• Stated exercise:
Retype all material exactly. Pictures stay out of the copy.
## START
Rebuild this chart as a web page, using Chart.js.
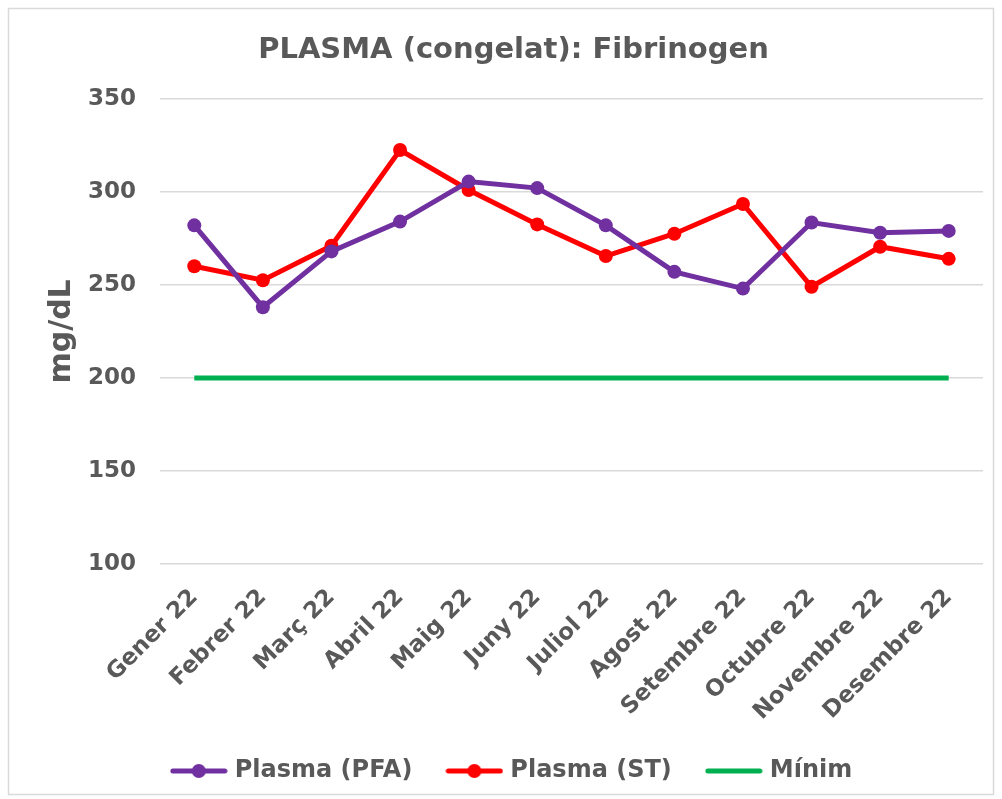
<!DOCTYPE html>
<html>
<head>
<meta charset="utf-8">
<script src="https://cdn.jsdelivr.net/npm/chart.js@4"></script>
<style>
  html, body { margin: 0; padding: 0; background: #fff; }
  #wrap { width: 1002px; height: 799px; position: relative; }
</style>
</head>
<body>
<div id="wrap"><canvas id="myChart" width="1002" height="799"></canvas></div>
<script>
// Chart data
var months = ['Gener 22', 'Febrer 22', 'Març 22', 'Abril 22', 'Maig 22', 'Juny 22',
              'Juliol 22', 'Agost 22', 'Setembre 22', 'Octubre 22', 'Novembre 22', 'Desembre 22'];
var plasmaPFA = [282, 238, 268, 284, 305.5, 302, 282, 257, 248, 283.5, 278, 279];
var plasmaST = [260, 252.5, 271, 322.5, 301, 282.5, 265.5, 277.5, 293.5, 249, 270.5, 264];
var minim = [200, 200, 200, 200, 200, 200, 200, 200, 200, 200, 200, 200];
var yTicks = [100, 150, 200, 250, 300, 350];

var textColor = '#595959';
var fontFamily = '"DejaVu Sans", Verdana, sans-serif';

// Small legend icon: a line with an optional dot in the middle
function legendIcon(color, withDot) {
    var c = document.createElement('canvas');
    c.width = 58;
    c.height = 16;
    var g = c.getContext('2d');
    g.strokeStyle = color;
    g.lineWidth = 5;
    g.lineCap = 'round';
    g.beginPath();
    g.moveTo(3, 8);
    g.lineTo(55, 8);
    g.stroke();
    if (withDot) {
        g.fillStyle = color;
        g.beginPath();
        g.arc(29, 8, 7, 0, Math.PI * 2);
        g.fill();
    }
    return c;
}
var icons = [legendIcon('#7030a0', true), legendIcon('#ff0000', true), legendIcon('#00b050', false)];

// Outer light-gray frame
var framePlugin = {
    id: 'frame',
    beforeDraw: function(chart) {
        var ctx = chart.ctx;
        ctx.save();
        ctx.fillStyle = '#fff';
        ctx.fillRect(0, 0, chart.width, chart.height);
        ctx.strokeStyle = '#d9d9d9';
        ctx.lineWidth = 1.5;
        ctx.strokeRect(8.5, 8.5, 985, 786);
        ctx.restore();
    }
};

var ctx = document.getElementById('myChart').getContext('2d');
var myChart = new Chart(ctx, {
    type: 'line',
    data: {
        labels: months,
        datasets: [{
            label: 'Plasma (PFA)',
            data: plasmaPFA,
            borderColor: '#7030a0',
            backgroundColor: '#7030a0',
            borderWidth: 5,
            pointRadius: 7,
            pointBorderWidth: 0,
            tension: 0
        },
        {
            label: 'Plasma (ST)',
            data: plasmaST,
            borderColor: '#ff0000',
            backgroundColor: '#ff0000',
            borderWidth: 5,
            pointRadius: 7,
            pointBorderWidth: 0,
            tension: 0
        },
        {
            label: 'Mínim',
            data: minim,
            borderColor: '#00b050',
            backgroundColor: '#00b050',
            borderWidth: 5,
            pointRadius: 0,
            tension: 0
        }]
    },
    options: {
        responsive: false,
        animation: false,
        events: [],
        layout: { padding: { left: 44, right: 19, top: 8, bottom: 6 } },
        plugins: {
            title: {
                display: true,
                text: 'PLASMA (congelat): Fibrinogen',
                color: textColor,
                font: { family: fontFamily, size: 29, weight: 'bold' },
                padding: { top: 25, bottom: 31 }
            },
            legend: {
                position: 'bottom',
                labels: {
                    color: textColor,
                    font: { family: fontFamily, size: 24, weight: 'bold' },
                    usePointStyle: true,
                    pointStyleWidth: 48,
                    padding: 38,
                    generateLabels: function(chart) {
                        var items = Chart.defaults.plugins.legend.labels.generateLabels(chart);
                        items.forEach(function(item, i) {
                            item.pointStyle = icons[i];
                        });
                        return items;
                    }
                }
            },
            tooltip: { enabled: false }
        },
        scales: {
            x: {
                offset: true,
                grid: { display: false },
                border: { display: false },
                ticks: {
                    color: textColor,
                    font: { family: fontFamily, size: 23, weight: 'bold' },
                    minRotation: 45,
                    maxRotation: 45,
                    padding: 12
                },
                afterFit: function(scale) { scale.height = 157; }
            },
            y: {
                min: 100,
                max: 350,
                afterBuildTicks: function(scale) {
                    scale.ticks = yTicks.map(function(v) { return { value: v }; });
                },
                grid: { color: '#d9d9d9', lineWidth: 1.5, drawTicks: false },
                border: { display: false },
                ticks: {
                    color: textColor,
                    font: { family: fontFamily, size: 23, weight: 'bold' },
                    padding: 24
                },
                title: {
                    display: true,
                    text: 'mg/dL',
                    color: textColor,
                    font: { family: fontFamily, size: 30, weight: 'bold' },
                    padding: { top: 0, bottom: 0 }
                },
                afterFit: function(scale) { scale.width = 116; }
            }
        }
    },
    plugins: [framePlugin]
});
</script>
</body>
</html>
## END
• Finished task:
Rebuild this chart as a web page, using Chart.js.
<!DOCTYPE html>
<html>
<head>
<meta charset="utf-8">
<script src="https://cdn.jsdelivr.net/npm/chart.js@4"></script>
<style>
  html, body { margin: 0; padding: 0; background: #fff; }
  #wrap { width: 1002px; height: 799px; position: relative; }
</style>
</head>
<body>
<div id="wrap"><canvas id="myChart" width="1002" height="799"></canvas></div>
<script>
// Chart data
var months = ['Gener 22', 'Febrer 22', 'Març 22', 'Abril 22', 'Maig 22', 'Juny 22',
              'Juliol 22', 'Agost 22', 'Setembre 22', 'Octubre 22', 'Novembre 22', 'Desembre 22'];
var plasmaPFA = [282, 238, 268, 284, 305.5, 302, 282, 257, 248, 283.5, 278, 279];
var plasmaST = [260, 252.5, 271, 322.5, 301, 282.5, 265.5, 277.5, 293.5, 249, 270.5, 264];
var minim = [200, 200, 200, 200, 200, 200, 200, 200, 200, 200, 200, 200];
var yTicks = [100, 150, 200, 250, 300, 350];

var textColor = '#595959';
var fontFamily = '"DejaVu Sans", Verdana, sans-serif';

// Small legend icon: a line with an optional dot in the middle
function legendIcon(color, withDot) {
    var c = document.createElement('canvas');
    c.width = 58;
    c.height = 16;
    var g = c.getContext('2d');
    g.strokeStyle = color;
    g.lineWidth = 5;
    g.lineCap = 'round';
    g.beginPath();
    g.moveTo(3, 8);
    g.lineTo(55, 8);
    g.stroke();
    if (withDot) {
        g.fillStyle = color;
        g.beginPath();
        g.arc(29, 8, 7, 0, Math.PI * 2);
        g.fill();
    }
    return c;
}
var icons = [legendIcon('#7030a0', true), legendIcon('#ff0000', true), legendIcon('#00b050', false)];

// Outer light-gray frame
var framePlugin = {
    id: 'frame',
    beforeDraw: function(chart) {
        var ctx = chart.ctx;
        ctx.save();
        ctx.fillStyle = '#fff';
        ctx.fillRect(0, 0, chart.width, chart.height);
        ctx.strokeStyle = '#d9d9d9';
        ctx.lineWidth = 1.5;
        ctx.strokeRect(8.5, 8.5, 985, 786);
        ctx.restore();
    }
};

var ctx = document.getElementById('myChart').getContext('2d');
var myChart = new Chart(ctx, {
    type: 'line',
    data: {
        labels: months,
        datasets: [{
            label: 'Plasma (PFA)',
            data: plasmaPFA,
            borderColor: '#7030a0',
            backgroundColor: '#7030a0',
            borderWidth: 5,
            pointRadius: 7,
            pointBorderWidth: 0,
            tension: 0
        },
        {
            label: 'Plasma (ST)',
            data: plasmaST,
            borderColor: '#ff0000',
            backgroundColor: '#ff0000',
            borderWidth: 5,
            pointRadius: 7,
            pointBorderWidth: 0,
            tension: 0
        },
        {
            label: 'Mínim',
            data: minim,
            borderColor: '#00b050',
            backgroundColor: '#00b050',
            borderWidth: 5,
            pointRadius: 0,
            tension: 0
        }]
    },
    options: {
        responsive: false,
        animation: false,
        events: [],
        layout: { padding: { left: 44, right: 19, top: 8, bottom: 6 } },
        plugins: {
            title: {
                display: true,
                text: 'PLASMA (congelat): Fibrinogen',
                color: textColor,
                font: { family: fontFamily, size: 29, weight: 'bold' },
                padding: { top: 25, bottom: 31 }
            },
            legend: {
                position: 'bottom',
                labels: {
                    color: textColor,
                    font: { family: fontFamily, size: 24, weight: 'bold' },
                    usePointStyle: true,
                    pointStyleWidth: 48,
                    padding: 38,
                    generateLabels: function(chart) {
                        var items = Chart.defaults.plugins.legend.labels.generateLabels(chart);
                        items.forEach(function(item, i) {
                            item.pointStyle = icons[i];
                        });
                        return items;
                    }
                }
            },
            tooltip: { enabled: false }
        },
        scales: {
            x: {
                offset: true,
                grid: { display: false },
                border: { display: false },
                ticks: {
                    color: textColor,
                    font: { family: fontFamily, size: 23, weight: 'bold' },
                    minRotation: 45,
                    maxRotation: 45,
                    padding: 12
                },
                afterFit: function(scale) { scale.height = 157; }
            },
            y: {
                min: 100,
                max: 350,
                afterBuildTicks: function(scale) {
                    scale.ticks = yTicks.map(function(v) { return { value: v }; });
                },
                grid: { color: '#d9d9d9', lineWidth: 1.5, drawTicks: false },
                border: { display: false },
                ticks: {
                    color: textColor,
                    font: { family: fontFamily, size: 23, weight: 'bold' },
                    padding: 24
                },
                title: {
                    display: true,
                    text: 'mg/dL',
                    color: textColor,
                    font: { family: fontFamily, size: 30, weight: 'bold' },
                    padding: { top: 0, bottom: 0 }
                },
                afterFit: function(scale) { scale.width = 116; }
            }
        }
    },
    plugins: [framePlugin]
});
</script>
</body>
</html>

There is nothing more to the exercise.